Walter Mosley. Foto: RBA

Traducción de Eduardo Iriarte. Premio RBA. RBA. Barcelona, 2018. 315 páginas. 16 €

Las novelas de Walter Mosley (Los Ángeles, 1952) están escritas en el idioma de la violencia. Una violencia agravada para quien es negro en un país donde la quiebra racial sigue patente, en forma de "policía despótica" que atenta sobre los cuerpos afroamericanos si consideramos las palabras de Ta-Nehisi Coates en Entre el mundo y yo.



Malcolm X decía: "si eres negro has nacido en la cárcel". La cárcel te rompe o te obliga a transformarte. Normalmente lo primero: la deshumanización comienza tras las rejas. En la novela de Mosley late la sombra de la libertad. También la tensión entre la policía y la comunidad negra. El peso de hacer lo correcto o no en un mundo deshonesto. Y la erradicación de un mundo en beneficio de otro donde los principios parecen no existir, haber saltado por los aires en la bolsa de Wall Street.



A diferencia del investigador Easy Rawlins, veterano de guerra que expía sus culpas tras la Segunda Guerra Mundial, la nueva creación de Walter Mosley, Joe King Oliver, se ancla en el presente. Demócrata, honesto, casado, policía de Nueva York cuya observación de las reglas le demuestra que es un "hombre civilizado", Oliver se hizo además policía en contraposición al padre, un criminal declarado. Pero le tienden una trampa y termina en Rikers acusado de agresión sexual. Condenar a un policía negro a presidio es como firmar su sentencia de muerte.



Al protagonista de lo que parece el inicio de una nueva serie de su creador la vida le cambia con una simple elección o quizá por no comprender la realidad. A partir de ahí ya no hay retorno. Algo se quiebra para siempre. Poco importa que meses después retiren los cargos y se convierta en detective privado: lo que le sucedió once años atrás no solo le cambió, sino que no lo olvida. Y es que el pasado mueve la acción junto a un caso en el que trata de librar del corredor de la muerte a un activista negro que salvaba chicos de la prostitución y la droga, condenado por matar a dos policías. Las dos tramas forman un retrato de la corrupción en el sistema judicial y en la policía a nivel interno.



El dinamismo narrativo que despliega Mosley resulta tan magnético como la ambigüedad latente en las relaciones entre personajes

En la aventura del bueno de Oliver resuenan ecos nítidos de Raymond Chandler.

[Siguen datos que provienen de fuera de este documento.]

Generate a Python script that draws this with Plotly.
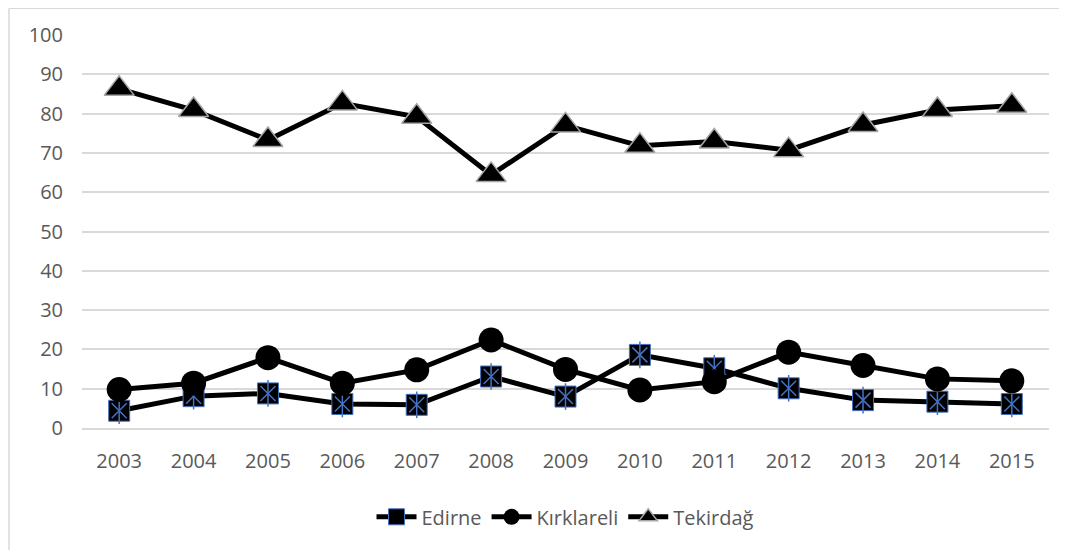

En la estructura y las descripciones, en el fraseo jazzístico de los diálogos, en su realismo áspero, transcendente, y en cierto grado de dureza y melancolía lírica ejercidas mediante un estilo seco, directo, ágil, que avanza con la facilidad adictiva de una bebida burbujeante en una noche calurosa. La fuerza de esta poderosa novela radica en su clasicismo. Y también en la difusa línea que separa el bien y el mal, entre quienes representan la autoridad y los que se pasan al otro lado, favorecidos por un sistema depredador donde la ley no pesa igual para todos, como sucede con la fiscal negra de la serie Seven Seconds cuando se enfrenta a unos policías corruptos y asesinos. Sin embargo Oliver cree en la policía. Pese a las manzanas podridas en el Cuerpo. Pese a que el sistema favorece la desviación de quienes deben velar por la seguridad.

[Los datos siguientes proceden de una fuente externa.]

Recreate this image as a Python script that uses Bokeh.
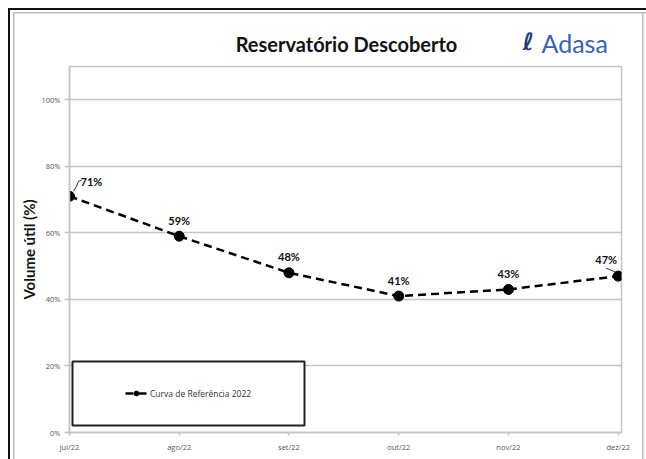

El dinamismo narrativo que despliega Mosley resulta tan magnético como la ambigüedad con que construye las relaciones entre personajes. Destaca la que King mantiene con su hija adolescente, Aja-Denise, una relación cómplice a la que no contribuye la madre, o la basada en la necesidad que el protagonista establece con el matón Melquarth Frost, que podría recordar al Bubba de Kenzie y Genaro e incluso a Mouse, el homicida que ayuda a Rawlins. Desde la oficina de Oliver en Montague Street, Brooklyn, lugar donde antes había librerías de viejo y tiendas de ropa usada, ahora desaparecidas en favor de "elegantes comercios y bancos", Mosley retrata un mundo donde la palabras libertad e inocencia carecen de valor, al tiempo que para una persona resulta complicado hacer lo correcto sin caer en el fango. Tal vez por eso las palabras de Frost tengan más sentido que la simple cita: "No hay nada que me guste más que librar a un hombre de la horca. Joder, es uno de esos momentos definitivos en la vida. Es como Errol Flynn en Robin Hood".